Hey art lovers, you are going to love this one.
Colorado Springs city officials say three junk cars, erected to create a gateway arch at the Copperhead Road Honkey Tonk and Saloon, are just that . . . junk and must come down.
The saloon owner argues the cars are redneck sculpture and should be left alone. In fact, Copperhead wants to expand its display with an assortment of “art” sure to infuriate neighbors near its two-acre property at Academy Boulevard and Rebecca Lane.
To read the saloon’s application for a variance to land-use rules, you might believe Copperhead is an art museum, not a saloon featuring barely dressed waitresses and a dancehall.
Those junk cars, the saloon owner says, are pure Americana — sculpture that “pays tribute to the blue collar working American.”
(Dang, I’m getting all misty eyed. How can neighbors be so unpatriotic?)
Anyway, Copperhead wants to keep its “Colorado Redneck Stonehenge,” comparing it to the famous “Cadillac Ranch” in Texas. (I’m guessing police like the arch, too. It’s a good landmark for officers racing to break up the latest brawl.)
Copperhead also wants to keep its neon palm trees. (Because nothing says Texas like neon palm trees.) And it wants to keep its vintage truck which “depicts the life on a Texas ranch.” (Where six lanes of traffic roar past in the heart of a community of more than 622,000.)
Copperhead hopes to add a towering fiberglass sculpture most will recognize as the “Muffler Man” wearing a cowboy hat, plus a rooster.
See more photos on my blog.
A “mega truck display” with three 1940s flatbed trucks standing on end atop huge poles would “represent the hard working farm and ranch families.” (I’m guessing after they wrecked their trucks up against the silo.)

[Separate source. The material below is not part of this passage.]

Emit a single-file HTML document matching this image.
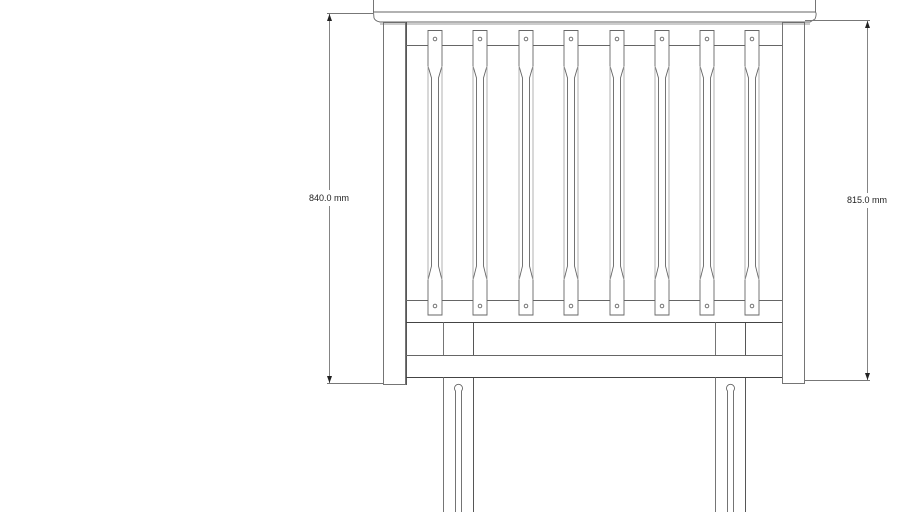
<!DOCTYPE html>
<html><head><meta charset="utf-8"><style>
html,body{margin:0;padding:0;background:#fff;}
svg{display:block;}
text{font-family:"Liberation Sans",sans-serif;font-size:9px;fill:#222;}
</style></head><body>
<svg width="910" height="512" viewBox="0 0 910 512" xmlns="http://www.w3.org/2000/svg">
<g fill="none" stroke="#666" stroke-width="0.9">
<line x1="373.5" y1="0" x2="373.5" y2="12"/>
<line x1="815.5" y1="0" x2="815.5" y2="12"/>
<path d="M373.5 12 L815.5 12 Q817 14 815 19 L810 22 L380 22 Q375 21 374 18 Z"/>
<line x1="380" y1="24" x2="810" y2="24" stroke="#999"/>
<rect x="383.5" y="22.5" width="22" height="362"/>
<rect x="782.5" y="22.5" width="22" height="361"/>
<line x1="406.5" y1="22" x2="406.5" y2="385" stroke="#444"/>
<line x1="406" y1="45.5" x2="782" y2="45.5"/>
<line x1="406" y1="300.5" x2="782" y2="300.5"/>
<line x1="406" y1="322.5" x2="782" y2="322.5" stroke="#444"/>
<line x1="406" y1="355.5" x2="782" y2="355.5"/>
<line x1="406" y1="377.5" x2="782" y2="377.5" stroke="#444"/>
<line x1="443.5" y1="322" x2="443.5" y2="355"/>
<line x1="473.5" y1="322" x2="473.5" y2="355" stroke="#444"/>
<line x1="715.5" y1="322" x2="715.5" y2="355"/>
<line x1="745.5" y1="322" x2="745.5" y2="355" stroke="#444"/>
<line x1="443.5" y1="377" x2="443.5" y2="512"/>
<line x1="473.5" y1="377" x2="473.5" y2="512" stroke="#444"/>
<line x1="715.5" y1="377" x2="715.5" y2="512"/>
<line x1="745.5" y1="377" x2="745.5" y2="512" stroke="#444"/>
<path d="M455.5 512 L455.5 391 A4 4 0 1 1 461.5 391 L461.5 512"/>
<path d="M727.5 512 L727.5 391 A4 4 0 1 1 733.5 391 L733.5 512"/>
</g>
<g fill="#fff" stroke="#666" stroke-width="0.9">
<g id="b0" transform="translate(435,0)">
<path d="M-7 30.5 L7 30.5 L7 66 L3.5 78 L3.5 266 L7 280 L7 315 L-7 315 L-7 280 L-3.5 266 L-3.5 78 L-7 66 Z"/>
<line x1="-7" y1="66" x2="-7" y2="280" stroke="#aaa"/>
<line x1="7" y1="66" x2="7" y2="280" stroke="#aaa"/>
<circle cx="0" cy="39" r="1.8"/>
<circle cx="0" cy="306" r="1.8"/>
</g>
<use href="#b0" x="45"/>
<use href="#b0" x="91"/>
<use href="#b0" x="136"/>
<use href="#b0" x="182"/>
<use href="#b0" x="227"/>
<use href="#b0" x="272"/>
<use href="#b0" x="317"/>
</g>
<g stroke="#777" stroke-width="0.9" fill="none">
<line x1="327" y1="13.5" x2="373" y2="13.5"/>
<line x1="327" y1="383.5" x2="383" y2="383.5"/>
<line x1="329.5" y1="14" x2="329.5" y2="190"/>
<line x1="329.5" y1="206" x2="329.5" y2="383"/>
<line x1="805" y1="20.5" x2="870" y2="20.5"/>
<line x1="805" y1="380.5" x2="870" y2="380.5"/>
<line x1="867.5" y1="21" x2="867.5" y2="193"/>
<line x1="867.5" y1="208" x2="867.5" y2="380"/>
</g>
<g fill="#222">
<path d="M329.5 14 L327 21 L332 21 Z"/>
<path d="M329.5 383 L327 376 L332 376 Z"/>
<path d="M867.5 21 L865 28 L870 28 Z"/>
<path d="M867.5 380 L865 373 L870 373 Z"/>
</g>
<text x="329" y="201" text-anchor="middle">840.0 mm</text>
<text x="867" y="203" text-anchor="middle">815.0 mm</text>
</svg>
</body></html>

Owner Marie Richard declined to talk to me about the application, which is under review by city planners.
But in her application, she defended the displays as creating “a popular destination for tourists and locals.” She noted she has spent $1.7 million renovating the property since buying it for $475,000 in 2009.
She compared her junk cars to a statue of champion cowboy Casey Tibbs on a bucking bronc outside the Pro Rodeo Hall of Fame, among other displays.
City planner Steve Tuck said the city opposes the plan for 10 junk vehicles.
“The vehicles are considered junk,” Tuck said. “Under our definitions, what they are proposing qualifies as operating a junk yard.”
Tuck said he recommends the Planning Commission allow the palm trees.
He’s unsure about the rooster. And the Muffler Man, er Cowboy, may exceed height rules.
“It’s been a lively conversation point in the neighborhood,” Tuck said. “Folks are concerned about the appearance of the cars and what it does to the neighborhood.”
Come on, Steve. Don’t try to understand ‘em. Just rope, throw, and brand ‘em.
I can’t wait for the hearing, likely in January.